NCCL selects communication paths based on:
- GPU topology (NVLink availability)
- NIC affinities (which GPU is closest to which NIC)
- Network bandwidth and latency
- Number of rings needed for the collective
For example, in AllReduce:
GPU → NVLink → GPU → NIC → Switch → NIC → GPU → NVLink → GPU
NCCL builds:
- Rings (for bandwidth)
- Trees (for latency)
- Hybrid topologies (for large clusters)
Understanding NCCL’s topology logs is one of the most underrated skills in ML infra engineering.
⚡ 4. PCIe vs NVLink vs Network: What actually matters?
PCIe
- Good for CPU → GPU transfers
- Shared bus
- Higher latency than NVLink
NVLink
- Optimal for GPU ↔ GPU communication
- ~10× the bandwidth of PCIe
- ~5× lower latency
- Crucial for multi-GPU model training (LLMs, diffusion)
Network (RDMA or IB)
- Crucial once you cross servers
- Performance bottleneck if:
- You use TCP instead of RDMA
- The cluster fabric is oversubscribed
- ECMP hashing is uneven
- NICs are misaligned with GPUs
Rule of thumb:
Inside a node → NVLink dominates.
Across nodes → RDMA/Infiniband dominates.
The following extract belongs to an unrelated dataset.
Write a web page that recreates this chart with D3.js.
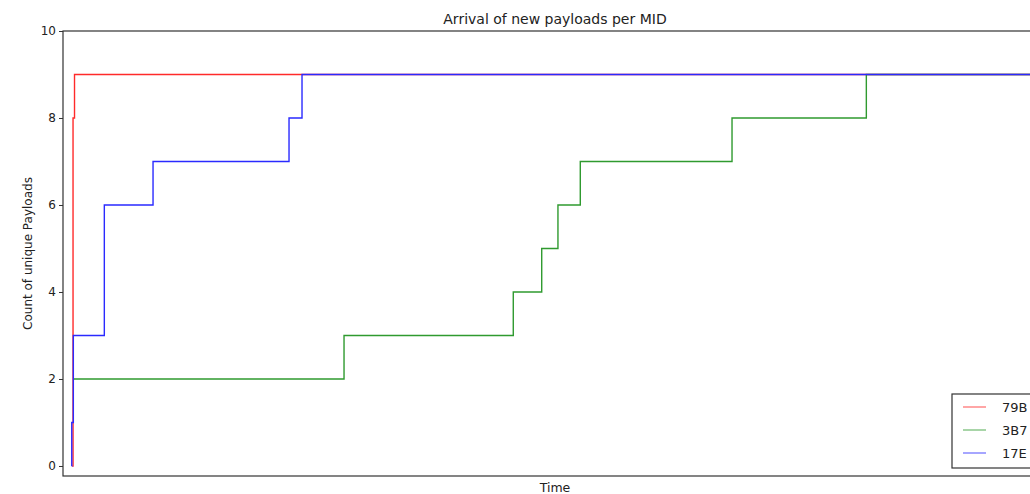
<!DOCTYPE html>
<html>
<head>
<meta charset="utf-8">
<script src="https://cdn.jsdelivr.net/npm/d3@7"></script>
<style>
  html, body { margin: 0; padding: 0; background: #fff; }
  svg { display: block; font-family: "DejaVu Sans", sans-serif; }
</style>
</head>
<body>
<svg id="chart" width="1030" height="494"></svg>
<script>
// Arrival times (arbitrary time units) and cumulative unique payload counts per MID
const seriesNames = ["79B", "3B7", "17E"];
const seriesColors = ["#ff2a2a", "#2f9a2f", "#2a2aff"];

const times79B = [9.3, 10.2, 11.7, 1000];
const counts79B = [0, 8, 9, 9];

const times3B7 = [10.5, 285.6, 457.6, 486.5, 503.0, 525.7, 679.9, 816.4, 1000];
const counts3B7 = [2, 3, 4, 5, 6, 7, 8, 9, 9];

const times17E = [8.8, 8.9, 10.5, 42.0, 91.5, 229.7, 242.9, 1000];
const counts17E = [0, 1, 3, 6, 7, 8, 9, 9];

const yTicks = [0, 2, 4, 6, 8, 10];

const svg = d3.select("#chart");
const plotLeft = 63, plotRight = 1047, plotTop = 31, plotBottom = 476;

const x = d3.scaleLinear().domain([0, 1000]).range([plotLeft, plotRight]);
const y = d3.scaleLinear().domain([-0.23, 10]).range([plotBottom, plotTop]);

svg.append("defs").append("clipPath").attr("id", "plotClip")
  .append("rect").attr("x", plotLeft).attr("y", plotTop)
  .attr("width", plotRight - plotLeft).attr("height", plotBottom - plotTop);

// Step lines
const line = d3.line()
  .x(d => x(d[0]))
  .y(d => y(d[1]))
  .curve(d3.curveStepAfter);

const series = [
  { times: times79B, counts: counts79B },
  { times: times3B7, counts: counts3B7 },
  { times: times17E, counts: counts17E }
];

const plot = svg.append("g").attr("clip-path", "url(#plotClip)");
series.forEach((s, i) => {
  const pts = s.times.map((t, j) => [t, s.counts[j]]);
  plot.append("path")
    .datum(pts)
    .attr("fill", "none")
    .attr("stroke", seriesColors[i])
    .attr("stroke-width", 1.4)
    .attr("d", line);
});

// Y axis ticks and labels
const yAxis = d3.axisLeft(y).tickValues(yTicks).tickSize(4).tickPadding(3)
  .tickFormat(d3.format("d"));
const gy = svg.append("g").attr("transform", `translate(${plotLeft},0)`).call(yAxis);
gy.select(".domain").remove();
gy.selectAll(".tick line").attr("stroke", "#333");
gy.selectAll(".tick text").attr("font-size", 12).attr("fill", "#222")
  .attr("font-family", "DejaVu Sans, sans-serif");

// Frame
svg.append("rect")
  .attr("x", plotLeft).attr("y", plotTop)
  .attr("width", plotRight - plotLeft).attr("height", plotBottom - plotTop)
  .attr("fill", "none").attr("stroke", "#333").attr("stroke-width", 1.2);

// Title and axis labels
svg.append("text")
  .attr("x", (plotLeft + plotRight) / 2).attr("y", 24)
  .attr("text-anchor", "middle").attr("font-size", 14).attr("fill", "#222")
  .text("Arrival of new payloads per MID");

svg.append("text")
  .attr("x", (plotLeft + plotRight) / 2).attr("y", 492)
  .attr("text-anchor", "middle").attr("font-size", 12.5).attr("fill", "#222")
  .text("Time");

svg.append("text")
  .attr("transform", `translate(32,${(plotTop + plotBottom) / 2}) rotate(-90)`)
  .attr("text-anchor", "middle").attr("font-size", 12).attr("fill", "#222")
  .text("Count of unique Payloads");

// Legend
const legend = svg.append("g").attr("transform", "translate(952,394)");
legend.append("rect")
  .attr("x", 0).attr("y", 0).attr("width", 120).attr("height", 74)
  .attr("fill", "#fff").attr("stroke", "#333").attr("stroke-width", 1.2);
seriesNames.forEach((name, i) => {
  const ly = 13 + i * 23;
  legend.append("line")
    .attr("x1", 11).attr("x2", 34).attr("y1", ly).attr("y2", ly)
    .attr("stroke", seriesColors[i]).attr("stroke-opacity", 0.6).attr("stroke-width", 1.4);
  legend.append("text")
    .attr("x", 50).attr("y", ly + 5)
    .attr("font-size", 13).attr("fill", "#222")
    .text(name);
});
</script>
</body>
</html>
🧰 5. How to inspect GPU topology
Run:
nvidia-smi topo --matrix
Output shows:
- NVLink connectivity
- PCIe hops
- NIC proximity
Terms:
- NV1 = NVLink
- PIX = same PCIe switch
- PHB = through CPU root complex (slow)
📉 6. Common GPU Networking Bottlenecks
1. GPUs share a PCIe root with the NIC
→ Causes contention → reduces bandwidth.
2. NVLink rings are unbalanced
→ One GPU becomes a choke point.
3. Oversubscribed spine switches
→ Multi-node scaling falls apart.
4. RDMA fallback to TCP
→ Training becomes 3–10× slower.
5. Wrong NUMA alignment
→ NIC connected to a GPU on another CPU socket.
🏁 7. Summary
GPU networking is the foundation of ML infrastructure.
Understanding:
- PCIe
- NVLink
- NIC placement
- Network fabrics
- NCCL behavior
is essential for diagnosing performance issues and designing scalable training clusters.